37. Little guacamole makers
The seven-location sophisticated Mexican restaurant Rosa Mexicano is famous for its freshly made guacamole prepared tableside in authentic molcajetes. Last August, a young customer in Miami asked his server if he could help, the staff took a photo and it struck a chord with COO-partner Howard Greenstone. Soon after, “I Rocked the Guac” was put in place systemwide. Now servers invite pint-sized guests to don a specially designed apron (theirs to keep), hop on a step stool and mix up a batch of guacamole.
38. A new kind of staff meal
In 2006, the Atlanta Business Chronicle named Fifth Group Restaurants as one of its “Best Places to Work” in the city. In 2007, management decided to play off that honor by launching its “Eat Like You Work Here” program. Each quarter, two different concepts in the restaurant group offer guests 25 percent off their dinner check for one night—the same discount company employees receive. “The program is a way to express our gratitude and show our guests how much they are valued too,” says Robby Kukler, one of the partners in Fifth Group.

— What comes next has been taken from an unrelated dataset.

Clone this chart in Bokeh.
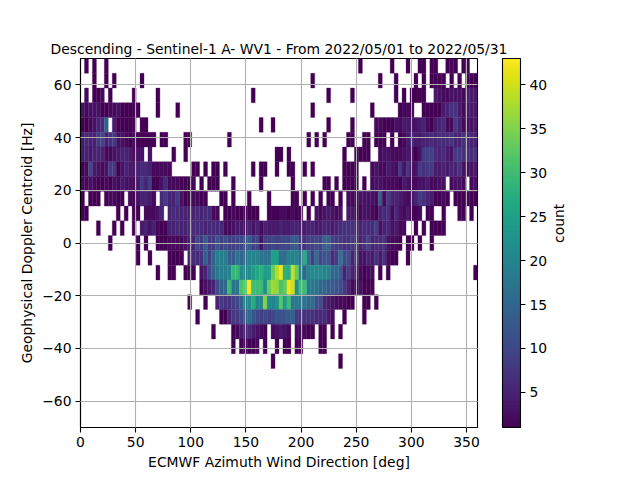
import math
import numpy as np
from bokeh.embed import file_html
from bokeh.resources import INLINE
from bokeh.plotting import figure
from bokeh.models import (ColorBar, ColumnDataSource, FixedTicker, LinearAxis,
                          LinearColorMapper)
from bokeh.palettes import Viridis256

X_TICKS = [0, 50, 100, 150, 200, 250, 300, 350]
Y_TICKS = [-60, -40, -20, 0, 20, 40, 60]
CBAR_TICKS = [5, 10, 15, 20, 25, 30, 35, 40]
TITLE = "Descending - Sentinel-1 A- WV1 - From 2022/05/01 to 2022/05/31"
XLABEL = "ECMWF Azimuth Wind Direction [deg]"
YLABEL = "Geophysical Doppler Centroid [Hz]"
CBAR_LABEL = "count"

x_min, x_max, n_x = 0, 360, 100
y_min, y_max, n_y = -70, 70, 25

# counts by row, from the top row of bins downwards; 0 = empty bin
Z0 = [0]*10
row_00 = [0,1,0,1,0,0,1,0,0,0]+Z0*6+[1,0,0,0,0,0,0,0,1,0, 0,0,1,0,0,1,1,0,1,1, 0,0,1,2,1,0,1,1,0,0]
row_01 = [0,0,0,1,0,0,1,0,1,0, 0,0,0,0,0,1,0,0,0,0]+Z0*3+[0,0,0,0,0,0,0,0,1,0]+Z0+[0,0,0,0,0,1,0,0,0,1, 0,0,0,0,1,0,1,0,1,1, 1,1,0,1,0,1,0,1,1,1]
row_02 = [0,2,0,1,1,2,0,1,0,0, 0,0,0,1,0,0,0,0,0,1]+Z0*2+[0,0,0,1,0,0,0,0,0,0]+Z0+[0,0,1,0,0,0,0,0,1,0, 0,0,0,0,0,0,0,0,0,1, 0,1,0,1,1,1,1,0,0,4, 3,2,2,3,3,3,2,4,4,4]
row_03 = [3,2,3,3,3,1,1,2,2,3, 1,1,1,1,1,0,0,0,0,1, 0,0,0,0,1,0,0,0,0,0]+Z0*2+[0,0,0,0,0,0,0,0,1,0]+Z0+[0,0,0,1,0,0,0,0,0,0, 1,2,2,1,0,0,1,1,1,1, 1,4,5,7,7,4,2,3,4,4]
row_04 = [1,1,2,3,5,6,14,0,4,1, 1,1,1,1,0,1,1,0,0,0]+Z0*2+[0,0,0,0,0,1,0,0,1,0]+Z0+[0,0,1,0,0,0,0,0,1,0, 0,0,0,0,2,2,1,1,1,3, 2,4,4,3,3,4,5,2,1,4, 5,6,2,2,8,5,2,2,3,4]
row_05 = [4,6,5,5,8,10,5,7,8,3, 3,2,1,2,1,1,1,1,1,0, 1,1,0,0,0,0,1,1,0,0, 0,0,0,0,0,0,0,1,0,0]+Z0+[0,0,0,0,0,0,0,1,0,1, 0,1,0,0,0,0,0,1,1,0, 0,1,1,0,1,1,1,0,1,0, 1,2,4,6,4,4,5,5,6,5, 6,6,6,7,5,5,7,5,5,5]
row_06 = [4,5,4,5,5,5,2,2,3,4, 5,5,4,2,3,3,0,3,0,0, 0,0,0,1,0,0,1,0,0,0]+Z0+[0,0,0,0,0,0,0,0,0,1, 1,0,1,0,0,0,0,0,0,0, 0,0,0,0,0,0,1,0,0,1, 1,1,1,0,0,2,3,3,2,2, 2,3,4,3,1,3,8,9,9,6, 5,6,4,3,8,8,7,6,6,7]
row_07 = [1,2,10,4,3,2,3,8,8,1, 3,5,4,3,5,6,6,5,2,2, 2,2,2,0,0,0,0,0,1,1, 0,1,0,1,1,0,1,0,0,0, 0,0,0,1,0,1,1,0,0,1, 0,0,1,1,0,0,1,0,1,0, 0,0,0,0,0,0,1,1,1,1, 0,0,0,2,3,2,2,4,3,2, 8,3,8,3,3,8,7,8,8,4, 4,5,4,5,5,7,3,2,3,4]
row_08 = [2,2,3,2,1,1,2,1,3,2, 4,3,3,2,4,8,5,9,1,1, 3,6,2,2,2,1,1,1,2,0, 1,0,1,1,1,0,0,0,1,0, 0,0,0,0,0,1,0,0,0,0, 0,0,0,1,0,0,0,0,0,0, 0,1,1,0,1,0,1,1,1,1, 0,1,0,2,3,3,2,2,2,2, 1,4,3,2,2,3,3,4,2,2, 3,3,0,2,3,3,2,0,2,3]
row_09 = [1,0,1,1,1,0,1,2,2,1, 1,0,2,1,3,5,5,4,2,0, 6,8,5,5,8,3,1,1,2,2, 1,1,0,0,0,1,1,0,1,0, 0,0,1,0,0,0,0,1,0,0, 0,0,0,1,1,0,1,0,1,0, 1,0,1,1,0,1,0,2,2,2, 3,3,3,3,2,13,2,8,5,5, 4,3,2,3,5,8,7,5,4,1, 1,2,1,0,1,1,1,1,1,1]
row_10 = [1,1,0,0,0,0,0,0,0,1, 0,1,0,1,1,0,2,2,2,3, 5,0,5,6,6,5,5,5,5,6, 5,6,6,2,2,0,1,1,2,1, 1,2,1,1,1,0,0,1,1,1, 2,2,1,2,1,1,0,1,0,3, 2,3,4,3,2,3,0,4,4,2, 2,3,3,2,1,5,6,7,2,6, 3,2,4,1,1,2,0,1,1,0, 0,1,0,0,0,1,1,0,1,0]
row_11 = [0,0,0,0,1,0,0,0,1,0, 1,0,0,1,0,4,5,3,5,2, 1,1,5,5,6,5,5,6,6,6, 6,5,6,6,6,6,2,2,3,4, 4,3,5,3,5,2,5,4,4,4, 5,4,4,5,5,4,4,5,5,4, 4,5,5,4,5,6,7,7,7,5, 5,6,6,6,9,3,5,6,3,4, 2,2,0,0,1,0,1,0,1,1, 1,1,0,0,0,0,0,0,0,0]
row_12 = [0,0,0,0,0,0,0,1,0,0, 0,0,0,0,1,0,1,0,0,1, 1,1,2,2,2,2,3,4,5,10, 8,13,8,8,12,9,11,9,9,10, 10,11,13,9,10,3,9,9,10,9, 10,10,10,13,13,8,7,9,9,10, 9,14,14,9,8,8,7,7,8,7, 5,6,9,5,6,6,7,3,2,2, 1,0,1,1,0,1,0,0,1,0]+Z0
row_13 = Z0+[0,0,0,0,1,0,0,1,0,0, 0,0,1,1,1,1,0,5,6,6, 7,14,9,14,19,19,19,13,13,17, 15,15,20,20,20,17,17,17,25,25, 16,16,20,20,20,16,27,16,9,16, 10,12,12,6,8,17,11,11,5,9, 3,3,5,4,7,4,7,2,1,1, 0,0,1,0,0,0,0,0,0,0]+Z0
row_14 = Z0+[0,0,0,0,0,0,0,0,0,1, 0,0,1,1,0,0,1,1,1,0, 3,5,10,14,18,19,19,20,29,29, 21,21,21,24,26,28,24,24,33,38, 42,28,27,39,33,20,15,20,21,21, 21,20,20,15,15,14,5,9,5,5, 2,1,2,2,0,1,0,1,0,0]+Z0+[0,0,0,0,0,0,0,0,0,1]
row_15 = Z0*3+[1,3,4,5,11,14,15,30,17,17, 31,32,43,30,30,30,22,33,37,36, 31,33,42,40,22,30,30,18,18,17, 15,15,13,13,12,11,8,5,2,2, 3,1,1,1,0,0,0,0,0,0]+Z0*2
row_16 = Z0*2+[0,0,0,0,0,0,0,1,0,0, 0,1,0,0,5,8,7,7,9,10, 14,20,21,27,20,20,35,21,20,22, 32,24,30,18,18,17,17,15,16,11, 11,5,4,3,2,2,2,1,1,0, 0,1,1,0,1,0,0,0,0,0]+Z0*2
row_17 = Z0*2+[0,0,0,0,0,0,0,0,0,1, 0,0,0,0,0,1,1,5,8,8, 10,12,16,12,10,9,10,9,10,12, 12,12,13,14,8,7,7,7,7,6, 6,6,4,2,0,0,1,0,0,0, 0,1,0,0,0,0,0,0,0,0]+Z0*2
row_18 = Z0*3+[0,0,0,1,0,0,0,0,1,2, 4,5,6,4,3,2,1,0,2,3, 4,3,2,0,2,2,2,1,1,0, 1,1,0,1,0,1,0,0,0,0]+Z0*3
row_19 = Z0*3+[0,0,0,0,0,0,0,0,1,0, 1,2,1,1,2,0,1,0,0,1, 0,1,1,0,1,1,0,0,0,0, 1,1,0,0,0,0,0,0,0,0]+Z0*3
row_20 = Z0*4+[0,0,0,0,0,0,0,0,1,0]+Z0+[0,0,0,0,0,1,0,0,0,0]+Z0*3
row_21 = Z0*10
row_22 = Z0*10
row_23 = Z0*10
row_24 = Z0*10

rows = [row_00, row_01, row_02, row_03, row_04, row_05, row_06, row_07, row_08,
        row_09, row_10, row_11, row_12, row_13, row_14, row_15, row_16, row_17,
        row_18, row_19, row_20, row_21, row_22, row_23, row_24]

x_edges = np.linspace(x_min, x_max, n_x + 1)
y_edges = np.linspace(y_max, y_min, n_y + 1)

left, right, top, bottom, count = [], [], [], [], []
for r, row in enumerate(rows):
    assert len(row) == n_x, (r, len(row))
    for c, v in enumerate(row):
        if v > 0:
            left.append(x_edges[c]); right.append(x_edges[c + 1])
            top.append(y_edges[r]); bottom.append(y_edges[r + 1])
            count.append(v)
source = ColumnDataSource(dict(left=left, right=right, top=top, bottom=bottom, count=count))

FONT = "DejaVu Sans"
SIZE = "13.9px"
mapper = LinearColorMapper(palette=Viridis256, low=1, high=43)

p = figure(frame_width=397, frame_height=369, min_border_left=80, min_border_right=160,
           min_border_top=58, min_border_bottom=50, x_range=(x_min, x_max), y_range=(y_min, y_max),
           output_backend="svg", toolbar_location=None, title=TITLE)

p.quad(left="left", right="right", top="top", bottom="bottom", source=source,
       fill_color={"field": "count", "transform": mapper},
       line_color={"field": "count", "transform": mapper}, line_width=0.3)

p.title.text_font = FONT
p.title.text_font_size = SIZE
p.title.text_font_style = "normal"
p.title.text_color = "black"
p.title.align = "center"
p.title.standoff = 4

p.outline_line_color = "black"
p.outline_line_width = 1.1
p.outline_line_alpha = 1
p.background_fill_color = "white"

for ax in (p.xaxis[0], p.yaxis[0]):
    ax.axis_label_text_font = FONT
    ax.axis_label_text_font_size = SIZE
    ax.axis_label_text_font_style = "normal"
    ax.axis_label_text_color = "black"
    ax.major_label_text_font = FONT
    ax.major_label_text_font_size = SIZE
    ax.major_label_text_color = "black"
    ax.major_tick_out = 5
    ax.major_tick_in = 0
    ax.minor_tick_out = 0
    ax.minor_tick_in = 0
    ax.major_tick_line_width = 1.1
    ax.major_tick_line_color = "black"
    ax.axis_line_color = "black"
    ax.axis_line_width = 1.1

p.xaxis[0].ticker = FixedTicker(ticks=X_TICKS)
p.yaxis[0].ticker = FixedTicker(ticks=Y_TICKS)
p.xaxis[0].axis_label = XLABEL
p.yaxis[0].axis_label = YLABEL
p.yaxis[0].major_label_overrides = {t: str(t).replace("-", "\u2212") for t in Y_TICKS}
p.xaxis[0].major_label_standoff = 4
p.yaxis[0].major_label_standoff = 4
p.xaxis[0].axis_label_standoff = 4
p.yaxis[0].axis_label_standoff = 4

for g in (p.xgrid[0], p.ygrid[0]):
    g.grid_line_color = "#b0b0b0"
    g.grid_line_width = 1.1
    g.level = "overlay"
p.xgrid[0].ticker = FixedTicker(ticks=X_TICKS)
p.ygrid[0].ticker = FixedTicker(ticks=Y_TICKS)

cb = ColorBar(color_mapper=mapper, ticker=FixedTicker(ticks=CBAR_TICKS), width=18, height=369,
              margin=0, padding=0, major_tick_in=0, major_tick_out=5,
              major_tick_line_color="black", major_tick_line_width=1.1,
              bar_line_color="black", bar_line_width=1.1, border_line_color=None,
              background_fill_color=None,
              major_label_text_font=FONT, major_label_text_font_size=SIZE,
              major_label_text_color="black", label_standoff=4, location=(25, 0))
p.add_layout(cb, "right")

count_axis = LinearAxis(axis_label=CBAR_LABEL, ticker=FixedTicker(ticks=[]), axis_line_color=None,
                        major_tick_line_color=None, minor_tick_line_color=None,
                        axis_label_text_font=FONT, axis_label_text_font_size=SIZE,
                        axis_label_text_font_style="normal", axis_label_text_color="black",
                        axis_label_standoff=8)
if hasattr(count_axis, "axis_label_orientation"):
    count_axis.axis_label_orientation = math.pi / 2
p.add_layout(count_axis, "right")

open("out.html", "w").write(file_html(p, INLINE))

39. Carousel of temptation
The art nouveau decor and French antiques that fill Orsay could convince patrons that they’re dining in Paris rather than Manhattan. When owner Jean Denoyer brought back his latest acquisition—an original Christofle hors d’oeuvre trolley from the 1940s—it inspired a unique menu addition from executive chef Jason Hicks. On each of the 18 porcelain trays that revolve around the trolley, he offers different items; all can be served at room temperature, such as asparagus ravigote and celery remoulade. “As the server turns the carousel, the trays stop tableside so guests can make their selections,” Hicks says. “It’s a very Parisian experience.” The trolley is priced at $16 per person.
40. They’re game to train
To train employees in portion control, speed of service and customer relations, Cold Stone Creamery developed a video game called Stone City. The game features a sophisticated ice cream simulation, including a viscosity model for accurate scooping of the various flavors. Players learn by competing against one another through the corporate Intranet. “Cold Stone Creamery’s online training appeals to everyone in our community, from the store owner to the crew member,” says Kevin Bales, developer of parent company Kahala Corporation’s educational technology. “Our courses feature flash animation with narration, embedded video and exams to help develop learning retention. The cost for our programs is an incredible deal—just an Internet connection and a desire to learn.”